REQUIREMENT: Images should be left out, and everything else in the listing reproduced exactly.

SOURCE EXCERPT:

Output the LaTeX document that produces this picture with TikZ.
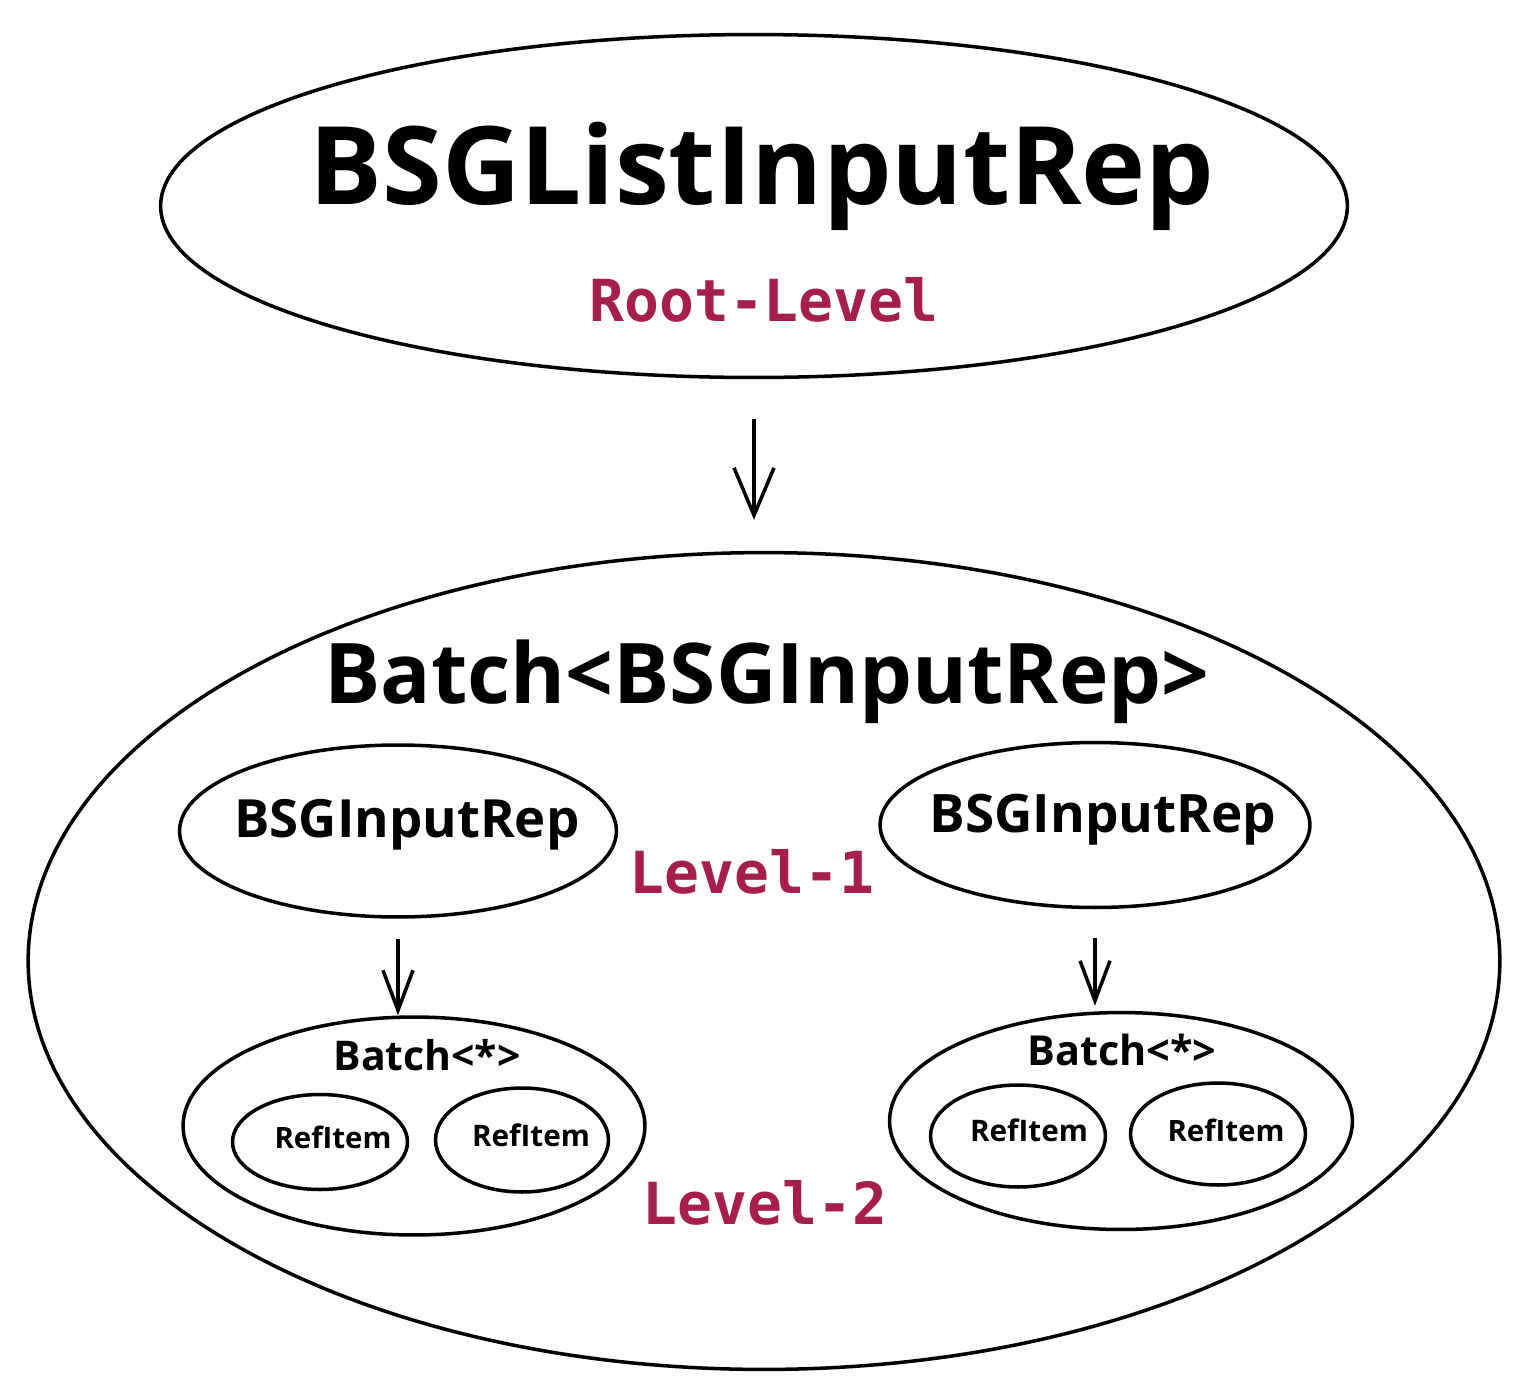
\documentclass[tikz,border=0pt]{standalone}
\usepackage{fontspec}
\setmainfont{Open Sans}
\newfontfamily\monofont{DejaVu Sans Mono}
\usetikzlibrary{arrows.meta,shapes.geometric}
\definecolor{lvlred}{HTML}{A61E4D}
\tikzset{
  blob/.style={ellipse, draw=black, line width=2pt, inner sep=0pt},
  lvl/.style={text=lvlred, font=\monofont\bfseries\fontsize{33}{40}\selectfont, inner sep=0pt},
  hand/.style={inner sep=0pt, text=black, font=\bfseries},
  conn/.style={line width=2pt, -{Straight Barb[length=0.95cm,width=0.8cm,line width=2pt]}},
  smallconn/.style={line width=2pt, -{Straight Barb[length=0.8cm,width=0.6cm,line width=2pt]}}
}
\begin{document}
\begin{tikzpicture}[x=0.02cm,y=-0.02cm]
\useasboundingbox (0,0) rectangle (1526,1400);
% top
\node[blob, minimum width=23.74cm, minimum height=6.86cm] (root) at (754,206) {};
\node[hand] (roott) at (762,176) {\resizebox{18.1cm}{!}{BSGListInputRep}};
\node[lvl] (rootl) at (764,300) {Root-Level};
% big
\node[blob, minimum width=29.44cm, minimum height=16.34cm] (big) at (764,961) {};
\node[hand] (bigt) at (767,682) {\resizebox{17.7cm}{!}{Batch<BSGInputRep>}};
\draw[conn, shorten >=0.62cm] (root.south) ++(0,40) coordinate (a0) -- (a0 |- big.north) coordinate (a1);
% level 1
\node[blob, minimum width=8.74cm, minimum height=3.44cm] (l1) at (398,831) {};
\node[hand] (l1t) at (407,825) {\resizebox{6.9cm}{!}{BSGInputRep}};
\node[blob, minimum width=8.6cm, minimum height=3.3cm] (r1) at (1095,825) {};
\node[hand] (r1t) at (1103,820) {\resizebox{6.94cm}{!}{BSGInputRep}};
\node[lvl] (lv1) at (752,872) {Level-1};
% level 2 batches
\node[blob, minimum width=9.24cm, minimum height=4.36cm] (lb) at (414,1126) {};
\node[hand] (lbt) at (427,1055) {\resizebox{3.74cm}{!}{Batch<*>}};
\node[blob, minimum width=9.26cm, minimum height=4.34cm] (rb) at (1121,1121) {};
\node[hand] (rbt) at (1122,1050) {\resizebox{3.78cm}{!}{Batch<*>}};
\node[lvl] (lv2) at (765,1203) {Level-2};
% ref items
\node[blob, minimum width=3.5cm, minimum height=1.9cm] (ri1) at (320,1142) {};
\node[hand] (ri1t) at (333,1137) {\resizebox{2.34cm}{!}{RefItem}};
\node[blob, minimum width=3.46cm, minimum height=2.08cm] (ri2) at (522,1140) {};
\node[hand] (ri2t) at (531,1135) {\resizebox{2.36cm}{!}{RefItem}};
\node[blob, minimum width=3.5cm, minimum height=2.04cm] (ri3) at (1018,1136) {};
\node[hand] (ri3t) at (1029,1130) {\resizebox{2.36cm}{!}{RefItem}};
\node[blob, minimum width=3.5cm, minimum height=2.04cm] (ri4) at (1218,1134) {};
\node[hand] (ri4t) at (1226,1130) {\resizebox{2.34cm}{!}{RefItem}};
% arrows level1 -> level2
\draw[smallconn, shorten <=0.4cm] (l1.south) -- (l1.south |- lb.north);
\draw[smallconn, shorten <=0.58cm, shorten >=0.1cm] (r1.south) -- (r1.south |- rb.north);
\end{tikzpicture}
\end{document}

THE RESULT:
Output the LaTeX document that produces this picture with TikZ.
\documentclass[tikz,border=0pt]{standalone}
\usepackage{fontspec}
\setmainfont{Open Sans}
\newfontfamily\monofont{DejaVu Sans Mono}
\usetikzlibrary{arrows.meta,shapes.geometric}
\definecolor{lvlred}{HTML}{A61E4D}
\tikzset{
  blob/.style={ellipse, draw=black, line width=2pt, inner sep=0pt},
  lvl/.style={text=lvlred, font=\monofont\bfseries\fontsize{33}{40}\selectfont, inner sep=0pt},
  hand/.style={inner sep=0pt, text=black, font=\bfseries},
  conn/.style={line width=2pt, -{Straight Barb[length=0.95cm,width=0.8cm,line width=2pt]}},
  smallconn/.style={line width=2pt, -{Straight Barb[length=0.8cm,width=0.6cm,line width=2pt]}}
}
\begin{document}
\begin{tikzpicture}[x=0.02cm,y=-0.02cm]
\useasboundingbox (0,0) rectangle (1526,1400);
% top
\node[blob, minimum width=23.74cm, minimum height=6.86cm] (root) at (754,206) {};
\node[hand] (roott) at (762,176) {\resizebox{18.1cm}{!}{BSGListInputRep}};
\node[lvl] (rootl) at (764,300) {Root-Level};
% big
\node[blob, minimum width=29.44cm, minimum height=16.34cm] (big) at (764,961) {};
\node[hand] (bigt) at (767,682) {\resizebox{17.7cm}{!}{Batch<BSGInputRep>}};
\draw[conn, shorten >=0.62cm] (root.south) ++(0,40) coordinate (a0) -- (a0 |- big.north) coordinate (a1);
% level 1
\node[blob, minimum width=8.74cm, minimum height=3.44cm] (l1) at (398,831) {};
\node[hand] (l1t) at (407,825) {\resizebox{6.9cm}{!}{BSGInputRep}};
\node[blob, minimum width=8.6cm, minimum height=3.3cm] (r1) at (1095,825) {};
\node[hand] (r1t) at (1103,820) {\resizebox{6.94cm}{!}{BSGInputRep}};
\node[lvl] (lv1) at (752,872) {Level-1};
% level 2 batches
\node[blob, minimum width=9.24cm, minimum height=4.36cm] (lb) at (414,1126) {};
\node[hand] (lbt) at (427,1055) {\resizebox{3.74cm}{!}{Batch<*>}};
\node[blob, minimum width=9.26cm, minimum height=4.34cm] (rb) at (1121,1121) {};
\node[hand] (rbt) at (1122,1050) {\resizebox{3.78cm}{!}{Batch<*>}};
\node[lvl] (lv2) at (765,1203) {Level-2};
% ref items
\node[blob, minimum width=3.5cm, minimum height=1.9cm] (ri1) at (320,1142) {};
\node[hand] (ri1t) at (333,1137) {\resizebox{2.34cm}{!}{RefItem}};
\node[blob, minimum width=3.46cm, minimum height=2.08cm] (ri2) at (522,1140) {};
\node[hand] (ri2t) at (531,1135) {\resizebox{2.36cm}{!}{RefItem}};
\node[blob, minimum width=3.5cm, minimum height=2.04cm] (ri3) at (1018,1136) {};
\node[hand] (ri3t) at (1029,1130) {\resizebox{2.36cm}{!}{RefItem}};
\node[blob, minimum width=3.5cm, minimum height=2.04cm] (ri4) at (1218,1134) {};
\node[hand] (ri4t) at (1226,1130) {\resizebox{2.34cm}{!}{RefItem}};
% arrows level1 -> level2
\draw[smallconn, shorten <=0.4cm] (l1.south) -- (l1.south |- lb.north);
\draw[smallconn, shorten <=0.58cm, shorten >=0.1cm] (r1.south) -- (r1.south |- rb.north);
\end{tikzpicture}
\end{document}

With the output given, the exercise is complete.